Four easy-reading books
The Oxford Dictionary of Reference & Allusion, written by lexicographers Andrew Delahunty & Sheila Dignen (Oxford, 2012) is a pleasant book to have at bedside so you can learn about—to cite a typical two-page mix—Narnia, “nasty, brutish, and short,” “naughty but nice,” Nautilus, Nazarite, Nebuchadnezzar, nectar, Nefertiti, Nelson (Admiral Horatio), Nemesis, and Nepenthe.
Eduardo Galeano’s Children of the Days (Nation Books, 2013) is a left-wing publisher’s imitation of a Catholic calendar of saints’ days. For example, on Oct. 9 we should remember the words of a woman who saw the corpse of Castro comrade Che Guevara, killed by Bolivian soldiers: She and other peasants “walked over here and he looked at us. He was always looking at us. He was really nice.” Except when he was torturing others.

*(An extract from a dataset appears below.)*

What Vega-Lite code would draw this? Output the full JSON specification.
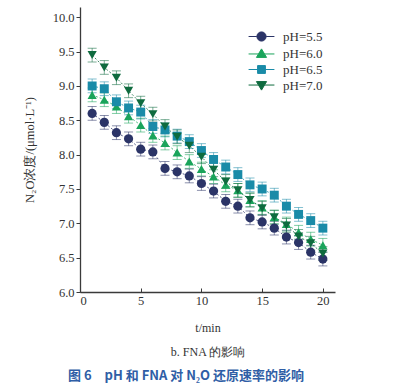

Sean Chercover’s The Trinity Game (Thomas & Mercer, 2012) is a page-turning novel about a scamming televangelist who suddenly receives a real prophetic gift. No Joke: Making Jewish Humor by Ruth R. Wisse (Princeton, 2013) analyzes the comedic style that Jerry Seinfeld and Jon Stewart pushed to cultural dominance. Wisse gives examples such as the joke about Mrs. Rosenberg buying a chicken for a Sabbath dinner (and it could be Mrs. O’Brien searching for the right Christmas turkey): “She is not satisfied with an examination from across the counter, but asks the butcher to hand her the bird. She lifts each wing and sniffs suspiciously, then one leg at a time, and finally the orifice. The butcher, who has tired of her performance, says, ‘Frankly, Mrs. Rosenberg, I don’t know which of us could pass your test!’” —M.O.